Roadmap

This roadmap outlines the planned direction of the Utsuho project.

Utsuho aims to remain a lightweight, deterministic, pure-Python library for Japanese text normalization.

The project focuses on:

  • deterministic character-level transformations

  • minimal dependencies

  • predictable behavior suitable for preprocessing and search normalization

Utsuho intentionally avoids dictionary-based processing and heavy linguistic frameworks.

Near Term

MCP Interface

Build on the newly added Model Context Protocol (MCP) interface so that Utsuho can be used more effectively from AI systems and developer tools.

Delivered in 2.2.0:

  • MCP server implementation

  • four conversion tools:

    • half_to_full

    • full_to_half

    • hiragana_to_katakana

    • katakana_to_hiragana

  • optional dependency (utsuho[mcp])

  • stdio transport support

  • width-conversion options exposed for MCP clients

Near-term improvements:

  • richer MCP usage examples and client integration guides

  • clearer compatibility guidance for MCP hosts and agent environments

  • possible support for additional MCP capabilities such as resources or prompts, where they fit the project's deterministic scope

This allows AI systems and agents to normalize Japanese text using Utsuho while keeping the interface explicit and predictable.

Kana → Romaji Conversion

Add deterministic kana-to-romaji conversion.

Goals:

  • deterministic mapping

  • no dictionary or morphological analysis

  • suitable for indexing and search preprocessing

Expected features:

  • Hepburn style output

  • handling of:

    • small kana

    • long vowels

    • sokuon (っ)

    • yōon (きゃ, しゃ, etc.)

Mid Term

Iteration Mark Expansion

Add support for expanding Japanese iteration marks.

Examples:

時々 → 時時
いろゝ → いろろ
サヽキ → ササキ

Supported characters:

ゝ ゞ ヽ ヾ

This feature remains deterministic and does not require dictionaries.

Performance Improvements

Continue improving performance while keeping the implementation pure Python.
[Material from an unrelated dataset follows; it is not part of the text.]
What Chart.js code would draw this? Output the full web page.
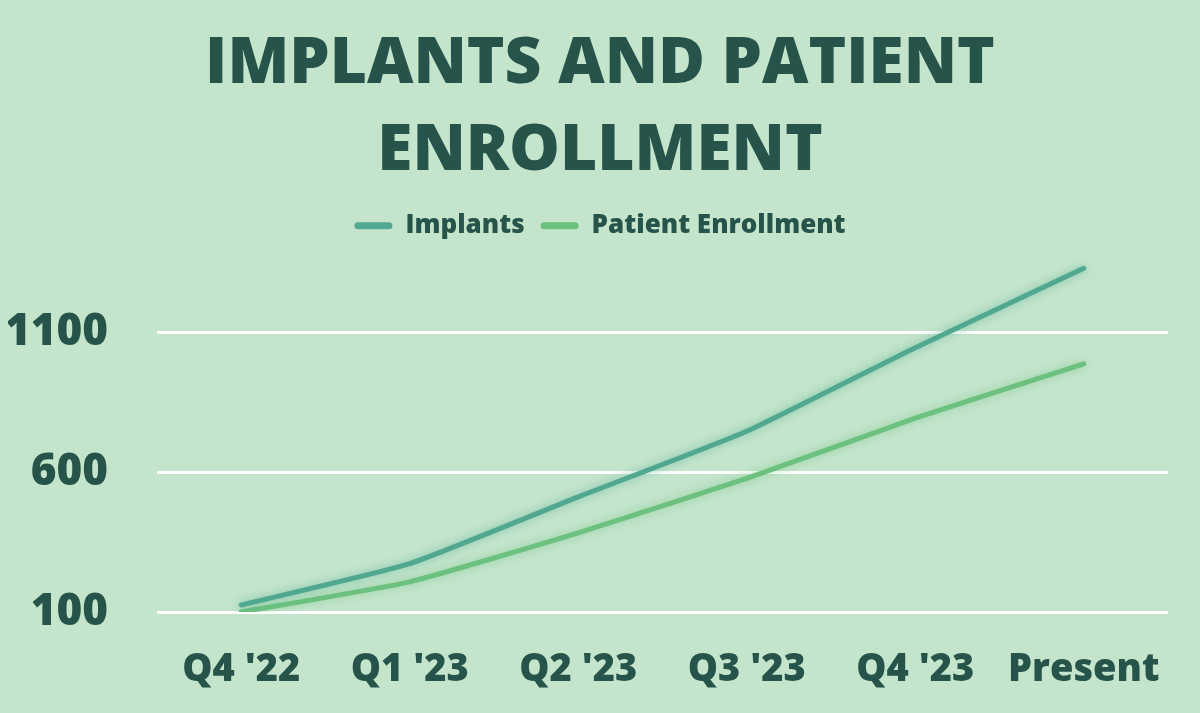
<!DOCTYPE html>
<html lang="en">
<head>
    <meta charset="UTF-8">
    <title>Implants and Patient Enrollment</title>
    <script src="https://cdn.jsdelivr.net/npm/chart.js"></script>
    <style>
        html, body {
            margin: 0;
            padding: 0;
            background: #c4e5cc;
        }
        #wrap {
            width: 1200px;
            height: 713px;
        }
    </style>
</head>
<body>
    <div id="wrap"><canvas id="chart"></canvas></div>

    <script>
        const quarters = ["Q4 '22", "Q1 '23", "Q2 '23", "Q3 '23", "Q4 '23", "Present"];
        const implants = [125, 273, 512, 747, 1046, 1330];
        const enrollment = [100, 208, 383, 578, 794, 988];
        const yTicks = [100, 600, 1100];

        const darkText = '#27544a';
        const implantsColor = '#4fa88f';
        const enrollColor = '#6cc17e';

        // soft glow under the lines
        const glow = {
            id: 'glow',
            beforeDatasetDraw(chart, args) {
                const ctx = chart.ctx;
                ctx.save();
                ctx.shadowColor = args.meta.dataset.options.borderColor + '99';
                ctx.shadowBlur = 10;
            },
            afterDatasetDraw(chart) {
                chart.ctx.restore();
            }
        };

        // title and legend sit centred on the whole canvas, not on the padded box
        const centreHeader = {
            id: 'centreHeader',
            afterLayout(chart) {
                const shift = (chart.width - chart.options.layout.padding.right - chart.options.layout.padding.left) / 2
                    + chart.options.layout.padding.left - chart.width / 2;
                [chart.titleBlock, chart.legend].forEach(b => {
                    if (!b) return;
                    b.left -= shift;
                    b.right -= shift;
                });
            }
        };

        new Chart(document.getElementById('chart'), {
            type: 'line',
            data: {
                labels: quarters,
                datasets: [
                    {
                        label: 'Implants',
                        data: implants,
                        borderColor: implantsColor,
                        backgroundColor: implantsColor,
                        borderWidth: 5,
                        borderCapStyle: 'round',
                        pointRadius: 0,
                        tension: 0.15
                    },
                    {
                        label: 'Patient Enrollment',
                        data: enrollment,
                        borderColor: enrollColor,
                        backgroundColor: enrollColor,
                        borderWidth: 5,
                        borderCapStyle: 'round',
                        pointRadius: 0,
                        tension: 0.15
                    }
                ]
            },
            options: {
                responsive: true,
                maintainAspectRatio: false,
                animation: false,
                layout: { padding: { left: 8, right: 32, top: 22, bottom: 0 } },
                plugins: {
                    title: {
                        display: true,
                        text: ['IMPLANTS AND PATIENT', 'ENROLLMENT'],
                        color: darkText,
                        font: { family: 'Open Sans', size: 64, weight: '800', lineHeight: 1.35 },
                        padding: { top: 0, bottom: 2 }
                    },
                    legend: {
                        position: 'top',
                        labels: {
                            color: darkText,
                            font: { family: 'Open Sans', size: 26, weight: '800' },
                            boxWidth: 38,
                            boxHeight: 7,
                            useBorderRadius: true,
                            borderRadius: 3.5,
                            padding: 16,
                            generateLabels(chart) {
                                const items = Chart.defaults.plugins.legend.labels.generateLabels(chart);
                                items.forEach(it => { it.lineWidth = 0; });
                                return items;
                            }
                        }
                    },
                    tooltip: { enabled: false }
                },
                scales: {
                    x: {
                        offset: true,
                        grid: { display: false, drawTicks: false },
                        border: { display: false },
                        ticks: {
                            color: darkText,
                            font: { family: 'Open Sans', size: 38, weight: '800' },
                            padding: 35,
                            maxRotation: 0
                        },
                        afterFit(scale) {
                            scale.height = 101;
                        }
                    },
                    y: {
                        min: 100,
                        max: 1400,
                        afterBuildTicks(scale) {
                            scale.ticks = yTicks.map(v => ({ value: v }));
                        },
                        afterFit(scale) {
                            scale.width = 149;
                        },
                        grid: {
                            color: '#ffffff',
                            lineWidth: 3,
                            drawTicks: false
                        },
                        border: { display: false },
                        ticks: {
                            color: darkText,
                            font: { family: 'Open Sans', size: 44, weight: '800' },
                            padding: 49,
                            callback: v => String(v)
                        }
                    }
                }
            },
            plugins: [glow, centreHeader]
        });
    </script>
</body>
</html>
Possible improvements include:

  • optimized string building

  • reduced allocations

  • faster lookup paths

Benchmarks will be maintained to detect performance regressions.

Long Term

API Stabilization

Review and refine the public API as the project grows.

Possible improvements include:

  • improved configuration design

  • clearer separation between normalization types

  • better extensibility for future converters

Breaking API changes, if necessary, would be introduced in a future major release.

Non-Goals

To keep the project focused and maintainable, Utsuho intentionally avoids:

  • dictionary-based processing

  • morphological analysis

  • heavy linguistic frameworks

  • native extensions

The project will remain a pure-Python deterministic normalization library.